After the pitches, one of the four TMCs pulled out, and Harbour Energy finally issued a truncated RFP to the remaining three, at which stage another withdrew because it concluded it could not serve the company fully in all markets. Then followed two days of workshops on such issues as technology, plus scenarios such as how to handle workers evacuated from a platform in the North Sea.
Taylor said he is delighted with the outcome. "Every business unit feels like it has had a seat at the table," he said. "It was a unanimous decision on who we went with. We did put them through a lot of different workshops, but I feel like the time we invested has really started to pay off now that we're going through the contracting."
Cultural Questions
For Wood's Danny Cockton, his alternative approach was all about establishing cultural alignment. Another oil and gas company like Harbour Energy with workers in potentially challenging locations, he wanted to know: "Have we got the right people together in the room to make decisions? When the proverbial hits the fan, how do the teams work together? I wanted to see how they reacted and their interest and appetite."
Cockton quickly learned answers to those questions when he invited four TMCs to bring their teams to visit his in Aberdeen, Scotland, within a three-month window. "I got four very different responses," he said. "One couldn't even get a meeting together.

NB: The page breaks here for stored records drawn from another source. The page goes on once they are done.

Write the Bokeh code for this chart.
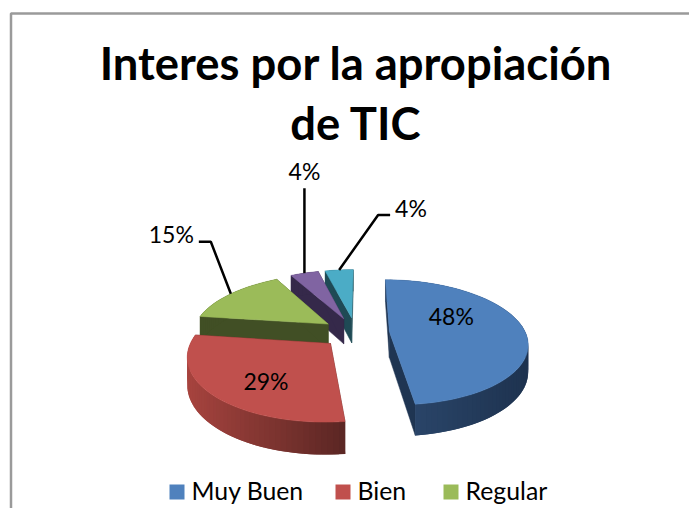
import math
from bokeh.plotting import figure
from bokeh.models import Range1d
from bokeh.core.properties import value
from bokeh.embed import file_html
from bokeh.resources import INLINE

TITLE_LINES = ["Interes por la apropiación", "de TIC"]
CATEGORIES = ["Muy Buen", "Bien", "Regular", "Otro A", "Otro B"]
VALUES = [48, 29, 15, 4, 4]
LEGEND_ITEMS = ["Muy Buen", "Bien", "Regular"]

TOP = ["#4F81BD", "#C0504D", "#9BBB59", "#8064A2", "#4BACC6"]
SIDE_LIGHT = ["#2A4569", "#A8443F", "#414F25", "#35294A", "#1F4A55"]
SIDE_DARK = ["#1E3350", "#5C2724", "#414F25", "#35294A", "#1F4A55"]
CUT = ["#1F3552", "#5C2724", "#414F25", "#35294A", "#1F4A55"]

CX, CY, RX, RY, K, DEPTH, EXPLODE, START = 355, 332, 136, 61, 0.17, 26, 0.25, 0.5
FONT = value("Lato")

W, H = 689, 508
p = figure(width=W, height=H, output_backend="svg", toolbar_location=None,
           x_range=Range1d(0, W), y_range=Range1d(H, 0),
           x_axis_type=None, y_axis_type=None, min_border=0,
           outline_line_color=None, background_fill_color="white")
p.grid.visible = False


def project(u, v, d=0.0):
    s = 1 / (1 - K * v)
    return CX + RX * u * s, CY + RY * v * s + d * s


def disc(angle, radius=1.0, offset=(0.0, 0.0)):
    a = math.radians(angle)
    return offset[0] + radius * math.sin(a), offset[1] - radius * math.cos(a)


def mix(c1, c2, t):
    a = [int(c1[i:i + 2], 16) for i in (1, 3, 5)]
    b = [int(c2[i:i + 2], 16) for i in (1, 3, 5)]
    return "#%02x%02x%02x" % tuple(round(x + (y - x) * t) for x, y in zip(a, b))


# frame of the chart area, which runs off the picture
p.line([W, 10.5, 10.5], [13, 13, H], line_color="#9A9A9A", line_width=2.5)

total = sum(VALUES)
slices = []
angle = START
for i, val in enumerate(VALUES):
    sweep = val / total * 360
    mid = angle + sweep / 2
    off = disc(mid, EXPLODE)
    slices.append(dict(i=i, a0=angle, a1=angle + sweep, mid=mid, off=off))
    angle += sweep

for s in sorted(slices, key=lambda t: {0: 4, 1: 3, 2: 2, 3: 1, 4: 0}[t["i"]]):
    i, a0, a1, off = s["i"], s["a0"], s["a1"], s["off"]
    apex = off
    n = max(6, int((a1 - a0) / 2))
    rim = [disc(a0 + (a1 - a0) * k / n, 1.0, off) for k in range(n + 1)]

    # cut faces
    for end in (rim[0], rim[-1]):
        xa, ya = project(*apex)
        xb, yb = project(*end)
        xc, yc = project(*end, DEPTH)
        xd, yd = project(*apex, DEPTH)
        p.patch([xa, xb, xc, xd], [ya, yb, yc, yd], fill_color=CUT[i], line_color=CUT[i], line_width=0.5)

    # outer wall: each quad overlaps the next so that no seam shows
    xe = project(*rim[-1])[0]
    x0 = project(*rim[0])[0]
    for k in range(n):
        x1, y1 = project(*rim[k])
        x2, y2 = project(*rim[min(k + 2, n)])
        x3, y3 = project(*rim[min(k + 2, n)], DEPTH)
        x4, y4 = project(*rim[k], DEPTH)
        t = 1.0
        if i == 0:
            t = (x1 - xe) / 110
        if i == 1:
            t = (x1 - x0 + 160) / 160
        c = mix(SIDE_LIGHT[i], SIDE_DARK[i], max(0, min(1, t)))
        p.patch([x1, x2, x3, x4], [y1, y2, y3, y4], fill_color=c, line_color=None)

    # top face
    pts = [project(*apex)] + [project(*q) for q in rim]
    p.patch([q[0] for q in pts], [q[1] for q in pts], fill_color=TOP[i], line_color=TOP[i], line_width=0.5)

# labels inside the two big slices: (slice, radius, angle shift)
for idx, radial, shift in ((0, 0.56, -26), (1, 0.66, -8)):
    s = slices[idx]
    x, y = project(*disc(s["mid"] + shift, radial, s["off"]))
    p.text([x], [y], text=[f"{VALUES[idx]}%"], text_font=FONT, text_font_size="23px",
           text_color="black", text_align="center", text_baseline="middle")

# leader lines with outside labels: (slice, elbow shift, end shift, text side)
LEADERS = [(2, (-20, -52), (-32, -52), "right", 8), (3, (0, -85), (0, -85), "center", 17), (4, (39, -55), (51, -55), "left", 7)]
for idx, elbow, end, side, rise in LEADERS:
    s = slices[idx]
    xa, ya = project(*disc(s["mid"], 1.0, s["off"]))
    xs = [xa, xa + elbow[0], xa + end[0]]
    ys = [ya, ya + elbow[1], ya + end[1]]
    p.line(xs, ys, line_color="black", line_width=2.5)
    tx = xs[-1] + (-5 if side == "right" else 5 if side == "left" else 0)
    ty = ys[-1] - rise
    p.text([tx], [ty], text=[f"{VALUES[idx]}%"], text_font=FONT, text_font_size="23px",
           text_color="black", text_align=side, text_baseline="middle")

# title
for line, yy in zip(TITLE_LINES, (62, 122)):
    p.text([355.5], [yy], text=[line], text_font=FONT, text_font_size="45.4px", text_font_style="bold",
           text_color="black", text_align="center", text_baseline="middle")

# legend
for name, xm in zip(LEGEND_ITEMS, (169, 335, 443)):
    c = TOP[CATEGORIES.index(name)]
    p.patch([xm, xm + 15, xm + 15, xm], [484, 484, 499, 499], fill_color=c, line_color=c, line_width=0)
    p.text([xm + 22], [489.5], text=[name], text_font=FONT, text_font_size="24.8px",
           text_color="black", text_align="left", text_baseline="middle")

open("out.html", "w").write(file_html(p, INLINE))
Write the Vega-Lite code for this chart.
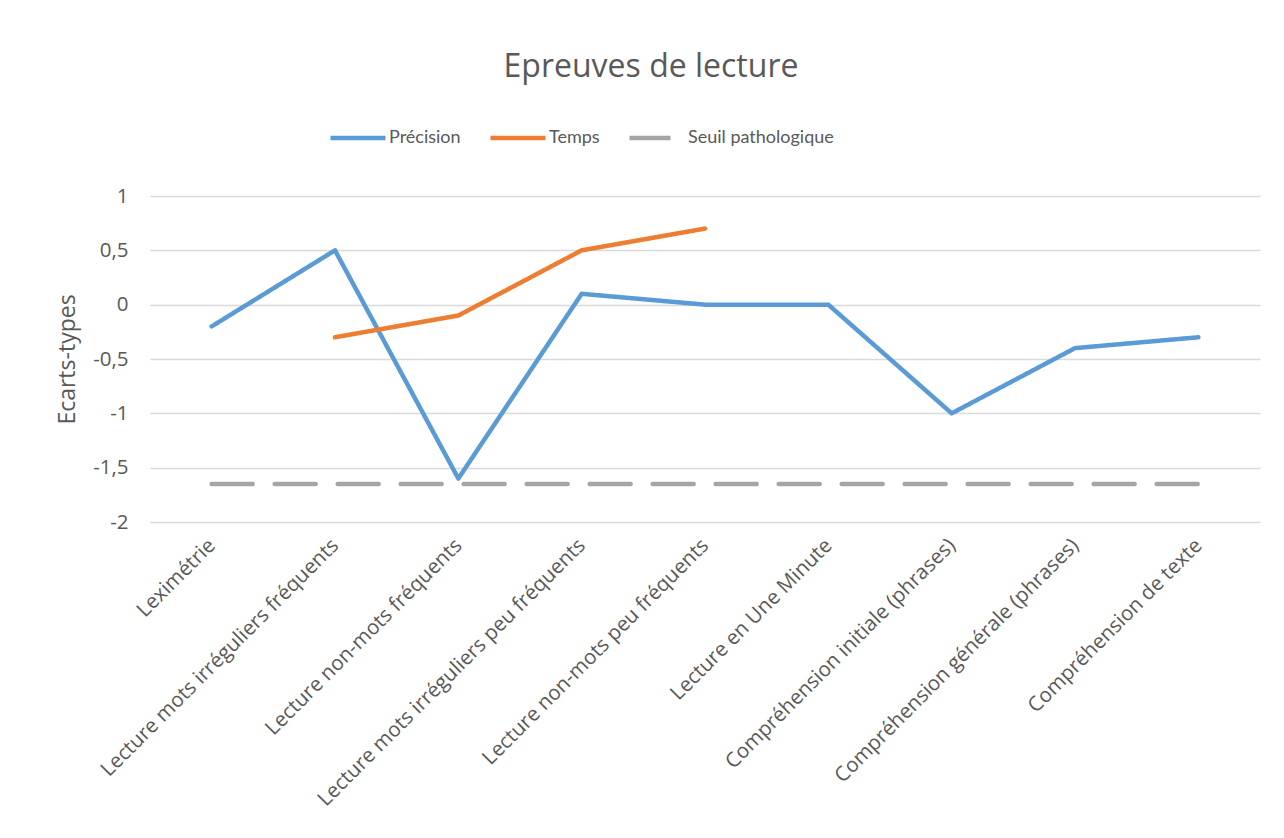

One just wanted to do a couple of hours on the phone, not via Teams. One said, 'Come down to our office and we'll dial in people as and when we need them.'
"But I got another which packed up all their leadership team, sent them up to Aberdeen for two days, booked a meeting room and a dinner table, and we sat around and chewed the fat, understood each other, got a feel for each other and argued a little bit, but in a positive and constructive way. That was ATPI [now Direct Travel], and they got the job." Getting to know ATPI deeply and early, Cockton added, made the subsequent implementation of 32 countries in 66 much smoother because "people were beginning to trust each other already."
Festive Road's Ellis is convinced all parties benefit from an engagement first, RFP later approach. "We find ambitious T&E leaders want to go with this. They tell us it's so much more effective, and some have even adopted the process for categories other than travel," she said. "It does take more time, but we find the TMCs are also fine with that because it's quality time with the client, so they can craft their offer in a way that is meaningful."